## [Short task]
Each line in the material below, starting at the one with "Generate a component" and ending at the one with "const BUBBLE_ALPHA = 0.9;", is to be reproduced exactly; no picture is to be copied.

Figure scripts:

═══

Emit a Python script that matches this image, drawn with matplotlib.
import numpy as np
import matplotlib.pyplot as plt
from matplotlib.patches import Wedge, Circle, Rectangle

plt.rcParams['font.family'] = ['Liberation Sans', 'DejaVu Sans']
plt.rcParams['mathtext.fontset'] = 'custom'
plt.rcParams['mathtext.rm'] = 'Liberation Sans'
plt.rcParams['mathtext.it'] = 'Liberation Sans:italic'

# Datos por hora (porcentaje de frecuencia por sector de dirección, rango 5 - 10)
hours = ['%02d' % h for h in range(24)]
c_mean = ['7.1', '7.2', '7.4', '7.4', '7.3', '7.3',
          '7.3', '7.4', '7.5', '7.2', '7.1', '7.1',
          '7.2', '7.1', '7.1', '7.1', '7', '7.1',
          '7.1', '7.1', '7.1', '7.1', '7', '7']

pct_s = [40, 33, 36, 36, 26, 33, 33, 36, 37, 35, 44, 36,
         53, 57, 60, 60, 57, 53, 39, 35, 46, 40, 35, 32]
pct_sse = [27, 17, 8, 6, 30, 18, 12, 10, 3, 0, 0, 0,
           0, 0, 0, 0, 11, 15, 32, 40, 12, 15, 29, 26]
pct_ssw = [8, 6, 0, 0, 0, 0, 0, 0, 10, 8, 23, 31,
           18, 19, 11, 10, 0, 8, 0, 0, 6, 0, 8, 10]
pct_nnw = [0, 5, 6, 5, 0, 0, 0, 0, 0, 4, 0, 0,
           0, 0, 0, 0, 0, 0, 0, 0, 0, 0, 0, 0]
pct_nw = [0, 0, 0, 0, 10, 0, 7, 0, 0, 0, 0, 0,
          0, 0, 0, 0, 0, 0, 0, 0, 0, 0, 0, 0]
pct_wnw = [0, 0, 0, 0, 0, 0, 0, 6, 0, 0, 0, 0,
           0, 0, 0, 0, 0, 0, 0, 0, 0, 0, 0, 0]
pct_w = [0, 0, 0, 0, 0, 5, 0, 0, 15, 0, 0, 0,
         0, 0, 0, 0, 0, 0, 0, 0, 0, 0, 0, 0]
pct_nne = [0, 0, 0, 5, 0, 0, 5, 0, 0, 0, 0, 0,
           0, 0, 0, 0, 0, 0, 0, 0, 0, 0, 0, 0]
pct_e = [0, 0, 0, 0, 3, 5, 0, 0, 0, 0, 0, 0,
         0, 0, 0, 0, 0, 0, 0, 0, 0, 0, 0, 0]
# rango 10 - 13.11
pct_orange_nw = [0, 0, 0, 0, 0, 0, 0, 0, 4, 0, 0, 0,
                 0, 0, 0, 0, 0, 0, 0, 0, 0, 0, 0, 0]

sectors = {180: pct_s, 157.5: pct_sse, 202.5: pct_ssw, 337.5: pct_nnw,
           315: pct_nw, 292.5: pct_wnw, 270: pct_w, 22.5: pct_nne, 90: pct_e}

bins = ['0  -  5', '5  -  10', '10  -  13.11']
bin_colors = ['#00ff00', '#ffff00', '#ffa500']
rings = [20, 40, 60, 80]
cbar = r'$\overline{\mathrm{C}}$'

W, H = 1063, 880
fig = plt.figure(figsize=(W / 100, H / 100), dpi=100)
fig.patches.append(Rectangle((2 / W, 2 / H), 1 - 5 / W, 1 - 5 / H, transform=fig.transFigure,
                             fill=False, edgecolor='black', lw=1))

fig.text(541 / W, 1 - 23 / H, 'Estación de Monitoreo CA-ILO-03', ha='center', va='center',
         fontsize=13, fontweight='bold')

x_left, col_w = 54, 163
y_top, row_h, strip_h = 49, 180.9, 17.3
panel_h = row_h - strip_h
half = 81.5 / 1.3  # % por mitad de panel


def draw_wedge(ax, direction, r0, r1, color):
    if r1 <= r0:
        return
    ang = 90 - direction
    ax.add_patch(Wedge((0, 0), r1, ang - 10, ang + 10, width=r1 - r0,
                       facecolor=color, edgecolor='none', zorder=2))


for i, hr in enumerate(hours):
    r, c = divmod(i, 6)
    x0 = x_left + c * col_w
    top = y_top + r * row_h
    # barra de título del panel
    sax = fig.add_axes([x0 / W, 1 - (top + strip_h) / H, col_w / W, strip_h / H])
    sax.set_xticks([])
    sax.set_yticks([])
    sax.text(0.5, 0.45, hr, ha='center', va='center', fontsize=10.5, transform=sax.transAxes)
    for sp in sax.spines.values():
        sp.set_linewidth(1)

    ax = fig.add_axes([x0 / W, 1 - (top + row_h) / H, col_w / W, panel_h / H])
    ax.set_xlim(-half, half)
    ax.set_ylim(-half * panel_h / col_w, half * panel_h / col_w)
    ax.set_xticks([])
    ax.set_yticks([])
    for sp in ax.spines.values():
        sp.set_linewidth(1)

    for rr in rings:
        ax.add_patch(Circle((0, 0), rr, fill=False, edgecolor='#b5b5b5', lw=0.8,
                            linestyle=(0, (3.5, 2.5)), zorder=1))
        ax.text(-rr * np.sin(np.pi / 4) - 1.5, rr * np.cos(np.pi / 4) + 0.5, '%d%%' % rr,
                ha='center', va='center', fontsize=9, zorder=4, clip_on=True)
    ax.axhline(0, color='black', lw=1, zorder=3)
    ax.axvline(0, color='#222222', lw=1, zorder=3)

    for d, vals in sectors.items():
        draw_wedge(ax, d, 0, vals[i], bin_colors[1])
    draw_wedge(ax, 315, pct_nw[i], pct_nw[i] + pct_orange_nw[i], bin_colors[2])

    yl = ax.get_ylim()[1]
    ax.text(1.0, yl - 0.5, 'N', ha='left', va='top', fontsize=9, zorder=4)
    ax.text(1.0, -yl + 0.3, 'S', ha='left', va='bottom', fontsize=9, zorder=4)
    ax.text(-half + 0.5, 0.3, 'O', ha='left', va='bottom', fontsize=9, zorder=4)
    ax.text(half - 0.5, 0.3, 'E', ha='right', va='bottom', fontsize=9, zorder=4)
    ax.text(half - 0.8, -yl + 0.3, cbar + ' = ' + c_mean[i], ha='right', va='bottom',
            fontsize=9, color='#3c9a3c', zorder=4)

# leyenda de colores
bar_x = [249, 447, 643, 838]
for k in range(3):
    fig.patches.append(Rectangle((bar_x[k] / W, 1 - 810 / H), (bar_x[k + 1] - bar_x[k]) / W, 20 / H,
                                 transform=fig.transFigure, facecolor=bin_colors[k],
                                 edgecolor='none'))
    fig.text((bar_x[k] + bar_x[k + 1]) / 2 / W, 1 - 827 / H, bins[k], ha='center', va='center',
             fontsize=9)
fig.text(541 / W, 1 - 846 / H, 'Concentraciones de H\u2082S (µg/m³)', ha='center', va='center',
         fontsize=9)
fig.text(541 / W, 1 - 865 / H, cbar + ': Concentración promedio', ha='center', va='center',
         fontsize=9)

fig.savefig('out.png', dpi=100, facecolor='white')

═══

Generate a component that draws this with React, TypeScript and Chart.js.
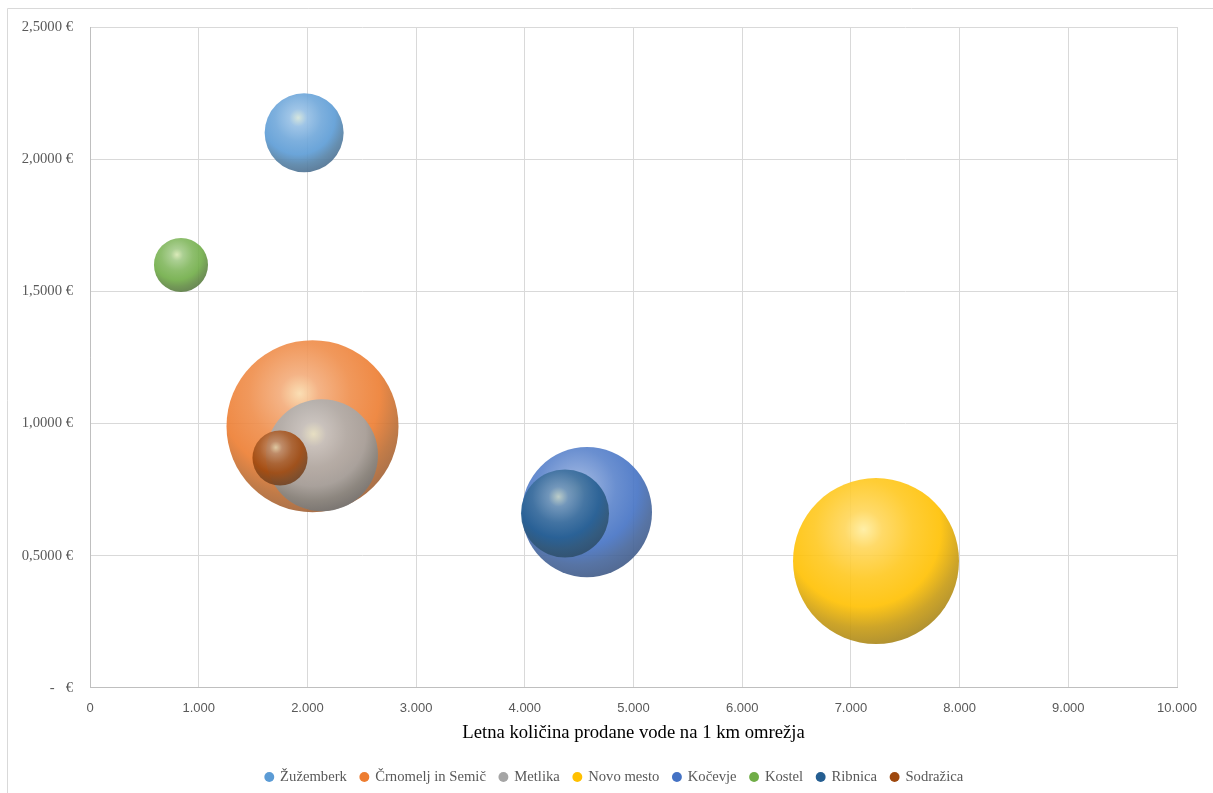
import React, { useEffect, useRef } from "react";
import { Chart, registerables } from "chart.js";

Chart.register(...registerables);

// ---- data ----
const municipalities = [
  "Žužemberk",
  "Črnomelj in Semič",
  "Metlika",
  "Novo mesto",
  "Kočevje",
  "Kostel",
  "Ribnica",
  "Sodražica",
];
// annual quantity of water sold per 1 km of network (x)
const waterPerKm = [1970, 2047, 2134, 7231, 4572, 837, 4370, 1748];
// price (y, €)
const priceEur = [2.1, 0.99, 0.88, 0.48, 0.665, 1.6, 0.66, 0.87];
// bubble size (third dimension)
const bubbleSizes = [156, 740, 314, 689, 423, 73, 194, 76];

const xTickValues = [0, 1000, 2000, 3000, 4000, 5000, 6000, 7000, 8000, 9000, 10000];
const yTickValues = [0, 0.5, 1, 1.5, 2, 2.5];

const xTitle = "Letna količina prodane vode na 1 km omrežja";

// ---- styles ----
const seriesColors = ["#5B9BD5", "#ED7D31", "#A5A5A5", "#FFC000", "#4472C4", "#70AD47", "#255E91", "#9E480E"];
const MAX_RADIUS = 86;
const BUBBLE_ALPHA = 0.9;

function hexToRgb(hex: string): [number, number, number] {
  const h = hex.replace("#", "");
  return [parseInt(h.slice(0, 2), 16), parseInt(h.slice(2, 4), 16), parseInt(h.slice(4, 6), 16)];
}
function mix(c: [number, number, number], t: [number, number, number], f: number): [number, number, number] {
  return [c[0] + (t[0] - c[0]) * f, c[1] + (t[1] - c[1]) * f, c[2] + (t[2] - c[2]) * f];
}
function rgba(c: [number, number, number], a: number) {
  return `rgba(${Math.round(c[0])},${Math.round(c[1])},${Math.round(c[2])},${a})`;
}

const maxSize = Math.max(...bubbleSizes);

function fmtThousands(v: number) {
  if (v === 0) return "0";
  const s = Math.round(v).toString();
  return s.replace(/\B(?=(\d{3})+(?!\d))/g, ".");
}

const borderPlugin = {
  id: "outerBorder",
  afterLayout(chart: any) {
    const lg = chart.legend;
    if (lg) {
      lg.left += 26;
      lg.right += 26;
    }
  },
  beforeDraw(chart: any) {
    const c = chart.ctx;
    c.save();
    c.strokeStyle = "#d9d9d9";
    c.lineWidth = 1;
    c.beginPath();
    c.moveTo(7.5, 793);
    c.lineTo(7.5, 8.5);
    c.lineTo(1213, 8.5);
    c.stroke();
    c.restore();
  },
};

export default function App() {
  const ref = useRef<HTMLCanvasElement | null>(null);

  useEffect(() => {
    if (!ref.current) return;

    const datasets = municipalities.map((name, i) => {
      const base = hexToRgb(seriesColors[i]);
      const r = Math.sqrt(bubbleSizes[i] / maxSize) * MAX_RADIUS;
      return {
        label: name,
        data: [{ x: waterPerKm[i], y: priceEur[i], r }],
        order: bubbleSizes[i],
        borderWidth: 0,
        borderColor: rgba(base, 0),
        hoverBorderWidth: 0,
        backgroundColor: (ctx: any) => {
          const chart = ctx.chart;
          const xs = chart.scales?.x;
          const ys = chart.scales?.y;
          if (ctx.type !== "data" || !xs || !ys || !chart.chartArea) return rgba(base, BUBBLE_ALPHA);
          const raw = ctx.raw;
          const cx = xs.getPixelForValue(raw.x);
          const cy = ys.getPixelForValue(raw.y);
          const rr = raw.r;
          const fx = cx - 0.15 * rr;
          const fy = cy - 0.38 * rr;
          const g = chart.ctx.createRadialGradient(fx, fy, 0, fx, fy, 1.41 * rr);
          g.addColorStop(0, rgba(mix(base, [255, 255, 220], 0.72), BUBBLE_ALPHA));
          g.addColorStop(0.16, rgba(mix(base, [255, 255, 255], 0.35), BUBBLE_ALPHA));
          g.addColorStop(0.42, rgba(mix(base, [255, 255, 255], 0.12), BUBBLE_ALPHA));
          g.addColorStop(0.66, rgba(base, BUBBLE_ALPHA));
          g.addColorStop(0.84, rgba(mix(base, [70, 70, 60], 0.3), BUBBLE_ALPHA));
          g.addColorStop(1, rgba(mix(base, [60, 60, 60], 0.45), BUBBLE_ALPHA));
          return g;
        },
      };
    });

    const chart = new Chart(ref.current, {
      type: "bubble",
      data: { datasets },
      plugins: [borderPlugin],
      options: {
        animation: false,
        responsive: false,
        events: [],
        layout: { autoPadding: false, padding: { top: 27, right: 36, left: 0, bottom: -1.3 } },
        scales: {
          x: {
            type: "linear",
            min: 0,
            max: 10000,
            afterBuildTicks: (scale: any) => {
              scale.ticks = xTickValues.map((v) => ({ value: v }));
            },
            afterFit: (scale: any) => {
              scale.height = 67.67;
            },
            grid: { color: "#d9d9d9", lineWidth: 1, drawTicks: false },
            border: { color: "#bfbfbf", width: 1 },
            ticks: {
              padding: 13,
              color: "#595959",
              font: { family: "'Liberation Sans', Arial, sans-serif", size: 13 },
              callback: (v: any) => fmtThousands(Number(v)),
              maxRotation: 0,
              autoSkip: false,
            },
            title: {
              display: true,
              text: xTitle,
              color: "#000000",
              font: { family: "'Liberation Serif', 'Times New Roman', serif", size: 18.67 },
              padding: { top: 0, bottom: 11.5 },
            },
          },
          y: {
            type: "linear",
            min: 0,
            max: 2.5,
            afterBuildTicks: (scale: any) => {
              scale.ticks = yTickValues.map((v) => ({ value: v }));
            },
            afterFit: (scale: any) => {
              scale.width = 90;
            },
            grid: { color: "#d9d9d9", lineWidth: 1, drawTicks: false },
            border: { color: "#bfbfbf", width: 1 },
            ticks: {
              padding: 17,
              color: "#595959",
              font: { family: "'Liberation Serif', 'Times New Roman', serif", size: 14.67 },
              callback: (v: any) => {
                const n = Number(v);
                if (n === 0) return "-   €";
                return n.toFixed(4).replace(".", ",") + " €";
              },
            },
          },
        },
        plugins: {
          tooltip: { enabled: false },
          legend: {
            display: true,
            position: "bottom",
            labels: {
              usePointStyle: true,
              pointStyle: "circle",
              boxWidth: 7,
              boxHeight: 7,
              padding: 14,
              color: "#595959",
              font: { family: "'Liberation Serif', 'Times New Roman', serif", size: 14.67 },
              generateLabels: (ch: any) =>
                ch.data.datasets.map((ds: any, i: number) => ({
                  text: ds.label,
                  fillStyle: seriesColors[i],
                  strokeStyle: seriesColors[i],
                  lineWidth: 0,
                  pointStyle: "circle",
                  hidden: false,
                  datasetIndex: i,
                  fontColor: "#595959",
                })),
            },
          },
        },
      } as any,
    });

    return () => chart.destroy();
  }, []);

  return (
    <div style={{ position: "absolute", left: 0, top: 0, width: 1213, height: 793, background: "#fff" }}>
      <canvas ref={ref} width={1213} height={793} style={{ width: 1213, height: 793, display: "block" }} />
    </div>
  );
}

═══

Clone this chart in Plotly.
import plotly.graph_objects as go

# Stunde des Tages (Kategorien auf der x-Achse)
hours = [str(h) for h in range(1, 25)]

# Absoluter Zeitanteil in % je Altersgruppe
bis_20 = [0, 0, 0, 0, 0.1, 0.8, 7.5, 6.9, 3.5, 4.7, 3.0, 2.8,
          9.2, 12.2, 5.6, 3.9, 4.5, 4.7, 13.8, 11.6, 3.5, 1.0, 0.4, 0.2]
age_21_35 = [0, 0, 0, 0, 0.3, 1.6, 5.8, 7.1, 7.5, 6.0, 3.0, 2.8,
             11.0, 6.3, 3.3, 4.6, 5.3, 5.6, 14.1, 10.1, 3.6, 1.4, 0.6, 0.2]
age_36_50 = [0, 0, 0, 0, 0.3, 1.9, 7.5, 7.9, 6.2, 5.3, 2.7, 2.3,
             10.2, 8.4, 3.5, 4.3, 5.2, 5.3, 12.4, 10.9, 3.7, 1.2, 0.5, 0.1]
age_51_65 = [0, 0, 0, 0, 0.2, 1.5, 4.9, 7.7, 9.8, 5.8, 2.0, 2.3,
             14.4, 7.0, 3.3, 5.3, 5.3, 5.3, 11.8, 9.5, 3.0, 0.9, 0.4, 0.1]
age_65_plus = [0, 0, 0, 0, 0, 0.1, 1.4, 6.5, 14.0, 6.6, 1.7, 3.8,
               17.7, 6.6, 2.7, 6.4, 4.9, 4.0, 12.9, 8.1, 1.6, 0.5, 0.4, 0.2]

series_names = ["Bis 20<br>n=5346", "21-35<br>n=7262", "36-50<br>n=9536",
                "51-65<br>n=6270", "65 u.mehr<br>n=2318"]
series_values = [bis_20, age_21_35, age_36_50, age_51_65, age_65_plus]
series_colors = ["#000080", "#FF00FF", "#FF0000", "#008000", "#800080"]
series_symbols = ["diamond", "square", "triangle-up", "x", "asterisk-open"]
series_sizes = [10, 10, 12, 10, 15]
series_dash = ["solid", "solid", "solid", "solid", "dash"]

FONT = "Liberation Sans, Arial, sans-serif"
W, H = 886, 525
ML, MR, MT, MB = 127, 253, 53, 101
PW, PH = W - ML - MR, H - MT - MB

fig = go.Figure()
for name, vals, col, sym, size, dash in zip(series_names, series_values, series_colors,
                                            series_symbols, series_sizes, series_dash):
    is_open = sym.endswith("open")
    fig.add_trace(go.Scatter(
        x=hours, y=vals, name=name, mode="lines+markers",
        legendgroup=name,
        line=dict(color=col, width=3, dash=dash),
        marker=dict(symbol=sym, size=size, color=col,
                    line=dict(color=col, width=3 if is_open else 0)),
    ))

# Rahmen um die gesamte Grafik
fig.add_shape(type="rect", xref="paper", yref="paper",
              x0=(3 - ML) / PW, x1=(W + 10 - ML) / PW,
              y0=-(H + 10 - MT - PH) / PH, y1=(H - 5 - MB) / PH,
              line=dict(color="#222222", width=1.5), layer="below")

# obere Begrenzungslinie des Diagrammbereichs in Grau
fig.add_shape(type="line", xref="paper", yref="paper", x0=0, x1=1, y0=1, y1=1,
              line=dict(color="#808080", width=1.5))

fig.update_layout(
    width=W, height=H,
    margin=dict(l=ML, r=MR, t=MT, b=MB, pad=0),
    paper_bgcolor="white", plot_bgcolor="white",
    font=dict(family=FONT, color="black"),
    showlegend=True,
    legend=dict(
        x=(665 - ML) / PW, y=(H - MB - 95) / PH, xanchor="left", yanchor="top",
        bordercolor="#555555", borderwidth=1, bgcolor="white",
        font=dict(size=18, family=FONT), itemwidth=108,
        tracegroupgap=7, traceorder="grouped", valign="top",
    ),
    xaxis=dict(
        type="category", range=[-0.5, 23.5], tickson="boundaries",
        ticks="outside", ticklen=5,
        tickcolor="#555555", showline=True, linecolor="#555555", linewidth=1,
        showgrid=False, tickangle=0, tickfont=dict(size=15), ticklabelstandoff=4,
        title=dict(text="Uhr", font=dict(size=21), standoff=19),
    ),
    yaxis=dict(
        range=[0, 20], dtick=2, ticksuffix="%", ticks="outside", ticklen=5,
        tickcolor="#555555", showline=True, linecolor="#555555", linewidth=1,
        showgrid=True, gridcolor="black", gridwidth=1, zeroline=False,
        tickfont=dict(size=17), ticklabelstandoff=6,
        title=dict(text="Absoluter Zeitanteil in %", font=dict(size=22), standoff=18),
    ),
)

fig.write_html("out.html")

═══

## [Answer below]
Generate a component that draws this with React, TypeScript and Chart.js.
import React, { useEffect, useRef } from "react";
import { Chart, registerables } from "chart.js";

Chart.register(...registerables);

// ---- data ----
const municipalities = [
  "Žužemberk",
  "Črnomelj in Semič",
  "Metlika",
  "Novo mesto",
  "Kočevje",
  "Kostel",
  "Ribnica",
  "Sodražica",
];
// annual quantity of water sold per 1 km of network (x)
const waterPerKm = [1970, 2047, 2134, 7231, 4572, 837, 4370, 1748];
// price (y, €)
const priceEur = [2.1, 0.99, 0.88, 0.48, 0.665, 1.6, 0.66, 0.87];
// bubble size (third dimension)
const bubbleSizes = [156, 740, 314, 689, 423, 73, 194, 76];

const xTickValues = [0, 1000, 2000, 3000, 4000, 5000, 6000, 7000, 8000, 9000, 10000];
const yTickValues = [0, 0.5, 1, 1.5, 2, 2.5];

const xTitle = "Letna količina prodane vode na 1 km omrežja";

// ---- styles ----
const seriesColors = ["#5B9BD5", "#ED7D31", "#A5A5A5", "#FFC000", "#4472C4", "#70AD47", "#255E91", "#9E480E"];
const MAX_RADIUS = 86;
const BUBBLE_ALPHA = 0.9;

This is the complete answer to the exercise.